Requirements: Whenever a line below holds the word "this", copy that line.

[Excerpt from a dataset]

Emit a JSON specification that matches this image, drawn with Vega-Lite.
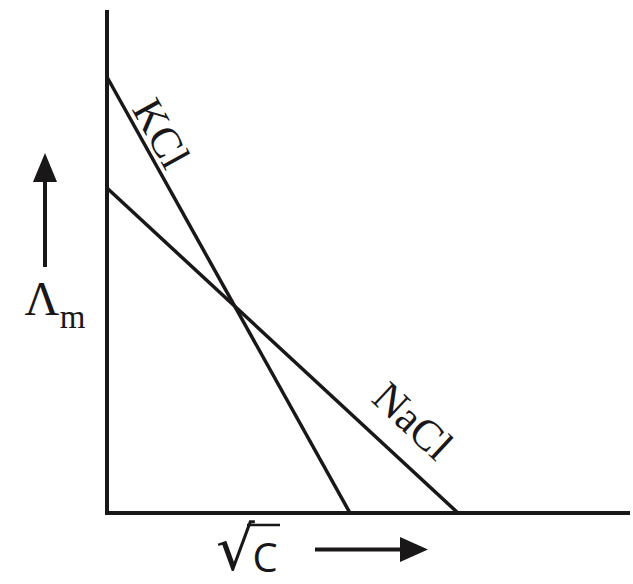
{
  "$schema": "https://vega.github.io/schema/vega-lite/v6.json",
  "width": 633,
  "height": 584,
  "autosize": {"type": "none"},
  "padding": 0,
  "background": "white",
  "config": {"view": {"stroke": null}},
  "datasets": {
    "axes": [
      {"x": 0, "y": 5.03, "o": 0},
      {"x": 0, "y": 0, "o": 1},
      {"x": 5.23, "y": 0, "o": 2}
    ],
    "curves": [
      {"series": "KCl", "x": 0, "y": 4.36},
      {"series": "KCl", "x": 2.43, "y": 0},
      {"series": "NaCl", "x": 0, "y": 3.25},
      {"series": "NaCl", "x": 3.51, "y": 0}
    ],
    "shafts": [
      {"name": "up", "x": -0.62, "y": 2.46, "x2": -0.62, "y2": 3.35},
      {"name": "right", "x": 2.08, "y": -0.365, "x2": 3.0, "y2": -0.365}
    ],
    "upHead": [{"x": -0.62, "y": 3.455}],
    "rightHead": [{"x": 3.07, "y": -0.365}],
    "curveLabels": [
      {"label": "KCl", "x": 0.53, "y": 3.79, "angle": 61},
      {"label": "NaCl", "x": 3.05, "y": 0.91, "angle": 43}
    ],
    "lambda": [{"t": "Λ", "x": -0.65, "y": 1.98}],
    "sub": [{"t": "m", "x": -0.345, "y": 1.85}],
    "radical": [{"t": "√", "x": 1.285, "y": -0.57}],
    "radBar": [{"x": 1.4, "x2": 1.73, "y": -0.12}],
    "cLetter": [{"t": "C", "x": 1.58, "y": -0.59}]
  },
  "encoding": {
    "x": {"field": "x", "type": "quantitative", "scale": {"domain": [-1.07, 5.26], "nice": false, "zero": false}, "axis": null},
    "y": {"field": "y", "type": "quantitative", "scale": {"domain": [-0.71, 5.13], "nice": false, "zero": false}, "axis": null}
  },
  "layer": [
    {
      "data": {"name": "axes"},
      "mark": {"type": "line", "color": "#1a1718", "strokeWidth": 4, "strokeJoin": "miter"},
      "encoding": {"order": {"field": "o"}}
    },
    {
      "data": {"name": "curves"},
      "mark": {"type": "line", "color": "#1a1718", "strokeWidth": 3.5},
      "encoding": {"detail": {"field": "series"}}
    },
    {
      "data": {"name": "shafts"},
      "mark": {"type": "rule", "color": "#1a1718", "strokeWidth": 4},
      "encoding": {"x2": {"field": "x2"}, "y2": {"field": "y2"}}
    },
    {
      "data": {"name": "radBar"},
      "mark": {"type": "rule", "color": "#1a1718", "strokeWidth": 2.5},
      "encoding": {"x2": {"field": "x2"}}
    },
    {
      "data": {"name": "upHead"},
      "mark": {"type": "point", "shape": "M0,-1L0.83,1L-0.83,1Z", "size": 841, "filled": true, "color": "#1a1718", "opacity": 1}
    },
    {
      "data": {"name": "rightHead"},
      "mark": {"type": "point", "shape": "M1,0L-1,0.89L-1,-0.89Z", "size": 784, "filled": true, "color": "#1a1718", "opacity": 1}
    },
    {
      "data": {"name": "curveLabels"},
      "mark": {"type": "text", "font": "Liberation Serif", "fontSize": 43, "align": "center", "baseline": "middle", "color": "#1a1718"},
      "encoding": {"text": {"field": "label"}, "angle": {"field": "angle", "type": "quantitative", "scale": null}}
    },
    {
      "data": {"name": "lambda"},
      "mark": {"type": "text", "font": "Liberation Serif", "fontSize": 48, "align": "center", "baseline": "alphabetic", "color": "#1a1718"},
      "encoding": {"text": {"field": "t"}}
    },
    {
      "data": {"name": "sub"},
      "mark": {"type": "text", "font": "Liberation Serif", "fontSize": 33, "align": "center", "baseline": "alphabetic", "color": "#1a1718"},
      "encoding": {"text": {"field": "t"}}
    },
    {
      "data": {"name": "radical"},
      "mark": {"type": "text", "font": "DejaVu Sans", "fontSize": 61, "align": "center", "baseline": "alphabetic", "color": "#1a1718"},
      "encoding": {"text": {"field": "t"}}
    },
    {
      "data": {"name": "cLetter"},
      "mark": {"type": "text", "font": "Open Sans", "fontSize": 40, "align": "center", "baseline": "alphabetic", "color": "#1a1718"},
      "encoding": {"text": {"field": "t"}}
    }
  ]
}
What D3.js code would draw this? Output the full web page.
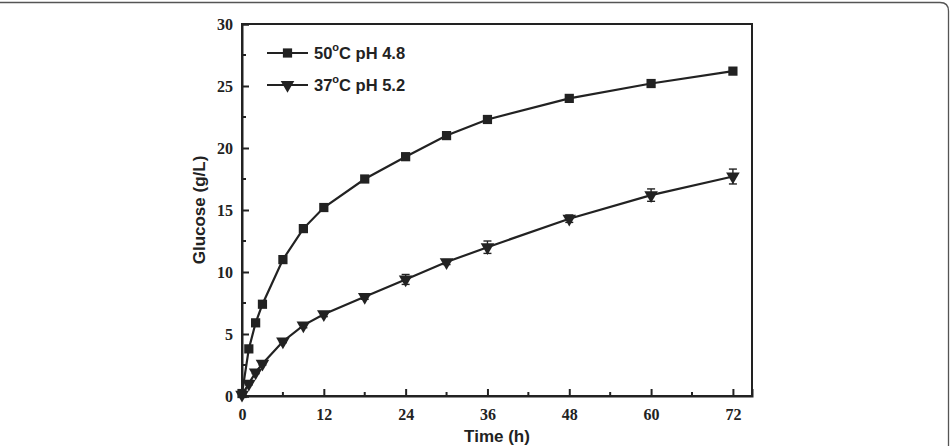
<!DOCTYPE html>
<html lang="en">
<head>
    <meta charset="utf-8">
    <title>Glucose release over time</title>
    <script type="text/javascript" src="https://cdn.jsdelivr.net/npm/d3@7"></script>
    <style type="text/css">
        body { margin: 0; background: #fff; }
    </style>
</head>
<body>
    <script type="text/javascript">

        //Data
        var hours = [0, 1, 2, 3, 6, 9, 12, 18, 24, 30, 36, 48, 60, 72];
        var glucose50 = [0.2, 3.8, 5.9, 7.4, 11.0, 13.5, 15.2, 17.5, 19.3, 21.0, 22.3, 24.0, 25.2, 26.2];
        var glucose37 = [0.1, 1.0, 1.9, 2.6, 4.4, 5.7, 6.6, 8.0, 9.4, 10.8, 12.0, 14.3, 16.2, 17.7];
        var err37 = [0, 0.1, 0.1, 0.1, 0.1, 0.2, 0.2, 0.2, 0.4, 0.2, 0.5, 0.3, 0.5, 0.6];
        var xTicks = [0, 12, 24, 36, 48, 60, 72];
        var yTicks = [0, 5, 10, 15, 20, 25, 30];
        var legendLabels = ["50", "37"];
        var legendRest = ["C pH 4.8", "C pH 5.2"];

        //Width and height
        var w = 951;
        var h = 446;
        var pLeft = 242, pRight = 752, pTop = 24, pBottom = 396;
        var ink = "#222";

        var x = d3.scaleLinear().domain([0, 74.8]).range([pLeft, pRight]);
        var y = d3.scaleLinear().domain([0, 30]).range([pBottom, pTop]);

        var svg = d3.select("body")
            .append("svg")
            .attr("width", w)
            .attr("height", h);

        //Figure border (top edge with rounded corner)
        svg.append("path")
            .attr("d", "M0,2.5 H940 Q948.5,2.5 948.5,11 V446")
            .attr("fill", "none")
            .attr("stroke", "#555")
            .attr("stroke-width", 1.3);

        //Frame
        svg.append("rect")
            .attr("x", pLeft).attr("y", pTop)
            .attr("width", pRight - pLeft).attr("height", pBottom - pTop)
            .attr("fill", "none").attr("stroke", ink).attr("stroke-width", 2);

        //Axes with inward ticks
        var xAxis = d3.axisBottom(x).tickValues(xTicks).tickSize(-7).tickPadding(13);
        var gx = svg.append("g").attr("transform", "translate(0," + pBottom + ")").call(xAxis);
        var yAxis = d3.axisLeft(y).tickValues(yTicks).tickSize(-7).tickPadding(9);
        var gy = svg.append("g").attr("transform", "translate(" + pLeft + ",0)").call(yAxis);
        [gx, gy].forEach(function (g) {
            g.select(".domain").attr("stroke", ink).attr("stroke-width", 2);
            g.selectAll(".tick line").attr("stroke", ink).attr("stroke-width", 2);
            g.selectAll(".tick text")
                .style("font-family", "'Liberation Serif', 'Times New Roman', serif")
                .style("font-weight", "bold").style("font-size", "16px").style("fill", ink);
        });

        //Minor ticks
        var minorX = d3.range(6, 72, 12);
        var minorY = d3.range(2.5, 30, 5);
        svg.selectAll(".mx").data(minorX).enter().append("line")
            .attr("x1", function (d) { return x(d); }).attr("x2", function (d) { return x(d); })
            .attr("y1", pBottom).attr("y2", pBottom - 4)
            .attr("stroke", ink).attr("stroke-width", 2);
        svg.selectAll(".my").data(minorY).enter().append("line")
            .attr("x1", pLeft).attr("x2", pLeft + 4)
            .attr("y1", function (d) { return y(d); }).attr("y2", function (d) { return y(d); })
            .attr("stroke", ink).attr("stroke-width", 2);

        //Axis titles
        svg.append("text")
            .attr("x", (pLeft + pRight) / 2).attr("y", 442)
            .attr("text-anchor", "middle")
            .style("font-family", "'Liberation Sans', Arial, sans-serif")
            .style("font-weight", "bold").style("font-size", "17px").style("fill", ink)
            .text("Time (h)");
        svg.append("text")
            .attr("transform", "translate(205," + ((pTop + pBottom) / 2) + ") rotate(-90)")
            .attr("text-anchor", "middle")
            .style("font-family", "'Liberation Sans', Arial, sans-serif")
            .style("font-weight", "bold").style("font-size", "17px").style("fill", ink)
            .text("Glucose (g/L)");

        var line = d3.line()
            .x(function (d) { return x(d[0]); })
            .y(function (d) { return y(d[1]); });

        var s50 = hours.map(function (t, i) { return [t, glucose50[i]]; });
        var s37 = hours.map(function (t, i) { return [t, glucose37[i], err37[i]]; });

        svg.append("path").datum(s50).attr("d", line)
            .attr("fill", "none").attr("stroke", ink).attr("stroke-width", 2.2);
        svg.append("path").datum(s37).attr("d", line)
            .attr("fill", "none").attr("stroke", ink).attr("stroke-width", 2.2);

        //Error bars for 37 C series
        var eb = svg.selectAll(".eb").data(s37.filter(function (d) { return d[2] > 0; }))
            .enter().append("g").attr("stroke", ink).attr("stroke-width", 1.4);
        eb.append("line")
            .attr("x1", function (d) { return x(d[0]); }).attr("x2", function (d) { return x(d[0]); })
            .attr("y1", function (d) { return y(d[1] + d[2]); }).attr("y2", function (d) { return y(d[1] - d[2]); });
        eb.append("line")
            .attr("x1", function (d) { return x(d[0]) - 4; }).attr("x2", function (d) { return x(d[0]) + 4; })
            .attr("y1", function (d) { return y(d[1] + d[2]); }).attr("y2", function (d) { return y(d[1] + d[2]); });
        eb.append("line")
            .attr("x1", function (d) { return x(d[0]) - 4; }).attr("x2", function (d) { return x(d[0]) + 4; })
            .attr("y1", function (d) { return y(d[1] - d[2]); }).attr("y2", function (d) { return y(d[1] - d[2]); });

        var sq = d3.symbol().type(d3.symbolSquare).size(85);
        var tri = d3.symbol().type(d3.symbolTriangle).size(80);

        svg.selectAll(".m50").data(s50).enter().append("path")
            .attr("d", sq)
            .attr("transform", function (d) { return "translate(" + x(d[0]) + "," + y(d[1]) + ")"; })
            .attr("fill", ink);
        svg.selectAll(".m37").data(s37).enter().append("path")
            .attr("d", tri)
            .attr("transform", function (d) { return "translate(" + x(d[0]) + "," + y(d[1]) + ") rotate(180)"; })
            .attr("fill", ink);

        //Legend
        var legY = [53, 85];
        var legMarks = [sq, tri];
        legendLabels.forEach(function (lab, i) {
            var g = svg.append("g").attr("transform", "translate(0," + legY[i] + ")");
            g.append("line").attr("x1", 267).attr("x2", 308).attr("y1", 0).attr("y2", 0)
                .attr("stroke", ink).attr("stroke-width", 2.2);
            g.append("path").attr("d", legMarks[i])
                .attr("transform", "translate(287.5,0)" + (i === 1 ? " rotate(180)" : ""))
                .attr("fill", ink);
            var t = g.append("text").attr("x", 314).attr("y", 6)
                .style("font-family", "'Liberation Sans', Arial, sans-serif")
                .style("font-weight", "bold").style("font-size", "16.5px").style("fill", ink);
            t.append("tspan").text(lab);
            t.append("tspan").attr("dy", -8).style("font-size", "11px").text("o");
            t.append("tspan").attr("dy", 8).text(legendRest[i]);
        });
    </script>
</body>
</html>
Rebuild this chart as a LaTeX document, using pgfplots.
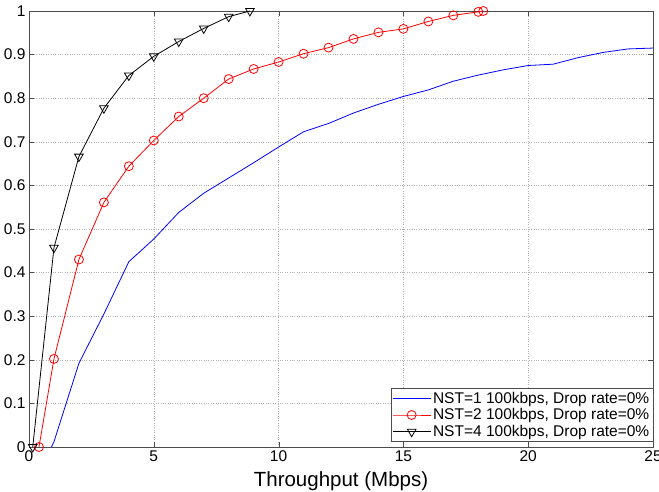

Exercise answer:
Emit a JSON specification that matches this image, drawn with Vega-Lite.
What D3.js code would draw this? Output the full web page.
Rebuild this chart as a LaTeX document, using pgfplots.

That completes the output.